WHAT YOU NEED TO DO: Transcribe the lines from the start of the data below through the line with "(793,7) -- (793,562);", word for word and nothing more.

# DATA TO PROCESS start

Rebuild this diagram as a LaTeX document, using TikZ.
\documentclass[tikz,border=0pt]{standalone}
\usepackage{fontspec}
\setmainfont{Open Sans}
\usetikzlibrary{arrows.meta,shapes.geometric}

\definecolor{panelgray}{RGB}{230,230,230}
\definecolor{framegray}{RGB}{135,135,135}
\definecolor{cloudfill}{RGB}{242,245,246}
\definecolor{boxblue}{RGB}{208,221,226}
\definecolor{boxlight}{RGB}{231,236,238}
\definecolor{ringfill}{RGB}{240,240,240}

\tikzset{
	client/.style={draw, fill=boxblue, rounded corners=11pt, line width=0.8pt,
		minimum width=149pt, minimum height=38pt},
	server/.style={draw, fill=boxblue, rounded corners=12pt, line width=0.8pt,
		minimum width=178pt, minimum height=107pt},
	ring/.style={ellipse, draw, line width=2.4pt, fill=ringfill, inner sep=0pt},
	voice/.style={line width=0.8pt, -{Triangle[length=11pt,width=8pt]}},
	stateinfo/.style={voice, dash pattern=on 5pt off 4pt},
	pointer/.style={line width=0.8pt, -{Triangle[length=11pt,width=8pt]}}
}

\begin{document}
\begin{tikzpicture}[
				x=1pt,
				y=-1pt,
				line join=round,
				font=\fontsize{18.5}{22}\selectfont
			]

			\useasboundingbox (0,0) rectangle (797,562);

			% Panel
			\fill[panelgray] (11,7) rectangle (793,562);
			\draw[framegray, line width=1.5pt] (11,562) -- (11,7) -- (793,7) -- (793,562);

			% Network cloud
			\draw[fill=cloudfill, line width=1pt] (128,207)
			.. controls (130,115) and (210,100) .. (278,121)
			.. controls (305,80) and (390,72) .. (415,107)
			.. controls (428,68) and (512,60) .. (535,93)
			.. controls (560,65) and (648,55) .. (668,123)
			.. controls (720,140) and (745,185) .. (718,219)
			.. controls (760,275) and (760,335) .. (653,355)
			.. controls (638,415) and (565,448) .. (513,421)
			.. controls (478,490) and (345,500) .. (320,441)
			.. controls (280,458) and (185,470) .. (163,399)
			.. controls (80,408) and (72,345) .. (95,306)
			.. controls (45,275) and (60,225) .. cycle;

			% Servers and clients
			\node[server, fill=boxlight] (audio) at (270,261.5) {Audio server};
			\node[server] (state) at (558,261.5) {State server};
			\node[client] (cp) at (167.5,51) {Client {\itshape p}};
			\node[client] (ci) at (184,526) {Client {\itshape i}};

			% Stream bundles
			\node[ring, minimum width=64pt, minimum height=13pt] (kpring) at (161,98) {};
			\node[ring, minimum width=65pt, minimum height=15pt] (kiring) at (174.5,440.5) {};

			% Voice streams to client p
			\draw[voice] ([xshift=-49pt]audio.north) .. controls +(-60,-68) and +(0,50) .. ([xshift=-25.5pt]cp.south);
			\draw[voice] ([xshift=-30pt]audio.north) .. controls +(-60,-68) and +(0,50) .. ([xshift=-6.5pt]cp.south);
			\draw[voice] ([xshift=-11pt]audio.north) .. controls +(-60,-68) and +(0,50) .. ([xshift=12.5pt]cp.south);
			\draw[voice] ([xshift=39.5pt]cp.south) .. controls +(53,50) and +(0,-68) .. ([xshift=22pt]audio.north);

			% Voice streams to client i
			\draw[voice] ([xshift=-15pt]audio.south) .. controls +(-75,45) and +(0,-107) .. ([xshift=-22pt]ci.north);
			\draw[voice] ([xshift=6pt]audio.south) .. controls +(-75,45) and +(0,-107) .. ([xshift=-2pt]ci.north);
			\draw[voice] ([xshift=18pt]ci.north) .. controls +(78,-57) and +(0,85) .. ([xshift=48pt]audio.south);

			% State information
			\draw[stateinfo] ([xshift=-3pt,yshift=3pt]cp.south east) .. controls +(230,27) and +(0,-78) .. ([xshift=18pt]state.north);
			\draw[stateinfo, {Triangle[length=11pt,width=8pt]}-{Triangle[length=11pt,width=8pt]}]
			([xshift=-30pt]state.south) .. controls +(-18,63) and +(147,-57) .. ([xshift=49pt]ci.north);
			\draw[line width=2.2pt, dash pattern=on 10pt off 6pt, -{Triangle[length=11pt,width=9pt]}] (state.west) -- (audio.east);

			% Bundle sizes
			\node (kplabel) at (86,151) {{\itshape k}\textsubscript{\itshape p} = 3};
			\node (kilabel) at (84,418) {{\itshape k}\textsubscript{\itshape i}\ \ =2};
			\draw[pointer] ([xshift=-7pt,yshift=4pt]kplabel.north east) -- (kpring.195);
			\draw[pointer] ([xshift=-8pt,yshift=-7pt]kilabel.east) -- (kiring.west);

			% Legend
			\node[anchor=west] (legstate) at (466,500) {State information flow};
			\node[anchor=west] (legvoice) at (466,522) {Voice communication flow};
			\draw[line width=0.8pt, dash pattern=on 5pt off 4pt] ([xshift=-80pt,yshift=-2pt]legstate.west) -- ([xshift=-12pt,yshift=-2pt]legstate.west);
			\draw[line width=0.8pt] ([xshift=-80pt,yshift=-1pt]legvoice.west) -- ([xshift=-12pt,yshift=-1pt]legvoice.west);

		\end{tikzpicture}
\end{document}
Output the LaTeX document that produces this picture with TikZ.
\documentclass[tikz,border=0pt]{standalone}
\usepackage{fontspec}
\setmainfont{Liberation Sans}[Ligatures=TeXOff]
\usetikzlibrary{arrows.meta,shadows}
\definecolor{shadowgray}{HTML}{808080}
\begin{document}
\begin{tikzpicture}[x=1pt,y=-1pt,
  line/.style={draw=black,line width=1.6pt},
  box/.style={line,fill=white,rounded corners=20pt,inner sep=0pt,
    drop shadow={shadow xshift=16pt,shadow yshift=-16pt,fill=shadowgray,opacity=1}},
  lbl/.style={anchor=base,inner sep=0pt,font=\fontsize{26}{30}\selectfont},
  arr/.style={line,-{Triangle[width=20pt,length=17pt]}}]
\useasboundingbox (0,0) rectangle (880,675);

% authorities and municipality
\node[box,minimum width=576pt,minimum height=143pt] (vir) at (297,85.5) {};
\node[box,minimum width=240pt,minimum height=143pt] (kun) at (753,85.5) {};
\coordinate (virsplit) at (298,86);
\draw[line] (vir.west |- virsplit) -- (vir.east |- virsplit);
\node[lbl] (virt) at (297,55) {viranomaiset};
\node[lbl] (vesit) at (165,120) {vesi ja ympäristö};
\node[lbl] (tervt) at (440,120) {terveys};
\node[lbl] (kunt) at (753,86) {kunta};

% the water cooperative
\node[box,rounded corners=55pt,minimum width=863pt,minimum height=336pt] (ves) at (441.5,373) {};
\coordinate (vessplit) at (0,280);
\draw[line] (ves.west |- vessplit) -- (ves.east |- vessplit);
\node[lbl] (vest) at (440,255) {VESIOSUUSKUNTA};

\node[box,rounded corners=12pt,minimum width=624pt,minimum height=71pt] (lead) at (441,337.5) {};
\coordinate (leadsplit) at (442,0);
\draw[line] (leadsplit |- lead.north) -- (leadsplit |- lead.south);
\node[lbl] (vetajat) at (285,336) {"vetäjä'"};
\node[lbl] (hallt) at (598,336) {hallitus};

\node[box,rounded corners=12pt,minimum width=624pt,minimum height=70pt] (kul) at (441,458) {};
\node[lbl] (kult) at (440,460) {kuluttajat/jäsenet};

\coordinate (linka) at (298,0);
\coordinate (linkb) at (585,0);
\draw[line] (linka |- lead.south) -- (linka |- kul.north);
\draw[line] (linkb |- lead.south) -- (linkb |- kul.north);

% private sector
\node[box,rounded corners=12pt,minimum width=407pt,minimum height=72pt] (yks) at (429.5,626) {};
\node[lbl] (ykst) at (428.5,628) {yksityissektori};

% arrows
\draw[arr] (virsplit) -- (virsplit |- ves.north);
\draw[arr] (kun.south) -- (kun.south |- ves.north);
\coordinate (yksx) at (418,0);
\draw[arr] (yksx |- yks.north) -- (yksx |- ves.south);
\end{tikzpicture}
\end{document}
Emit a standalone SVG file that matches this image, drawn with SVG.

# DATA TO PROCESS end

ANSWER FOR THIS EXERCISE:
Rebuild this diagram as a LaTeX document, using TikZ.
\documentclass[tikz,border=0pt]{standalone}
\usepackage{fontspec}
\setmainfont{Open Sans}
\usetikzlibrary{arrows.meta,shapes.geometric}

\definecolor{panelgray}{RGB}{230,230,230}
\definecolor{framegray}{RGB}{135,135,135}
\definecolor{cloudfill}{RGB}{242,245,246}
\definecolor{boxblue}{RGB}{208,221,226}
\definecolor{boxlight}{RGB}{231,236,238}
\definecolor{ringfill}{RGB}{240,240,240}

\tikzset{
	client/.style={draw, fill=boxblue, rounded corners=11pt, line width=0.8pt,
		minimum width=149pt, minimum height=38pt},
	server/.style={draw, fill=boxblue, rounded corners=12pt, line width=0.8pt,
		minimum width=178pt, minimum height=107pt},
	ring/.style={ellipse, draw, line width=2.4pt, fill=ringfill, inner sep=0pt},
	voice/.style={line width=0.8pt, -{Triangle[length=11pt,width=8pt]}},
	stateinfo/.style={voice, dash pattern=on 5pt off 4pt},
	pointer/.style={line width=0.8pt, -{Triangle[length=11pt,width=8pt]}}
}

\begin{document}
\begin{tikzpicture}[
				x=1pt,
				y=-1pt,
				line join=round,
				font=\fontsize{18.5}{22}\selectfont
			]

			\useasboundingbox (0,0) rectangle (797,562);

			% Panel
			\fill[panelgray] (11,7) rectangle (793,562);
			\draw[framegray, line width=1.5pt] (11,562) -- (11,7) -- (793,7) -- (793,562);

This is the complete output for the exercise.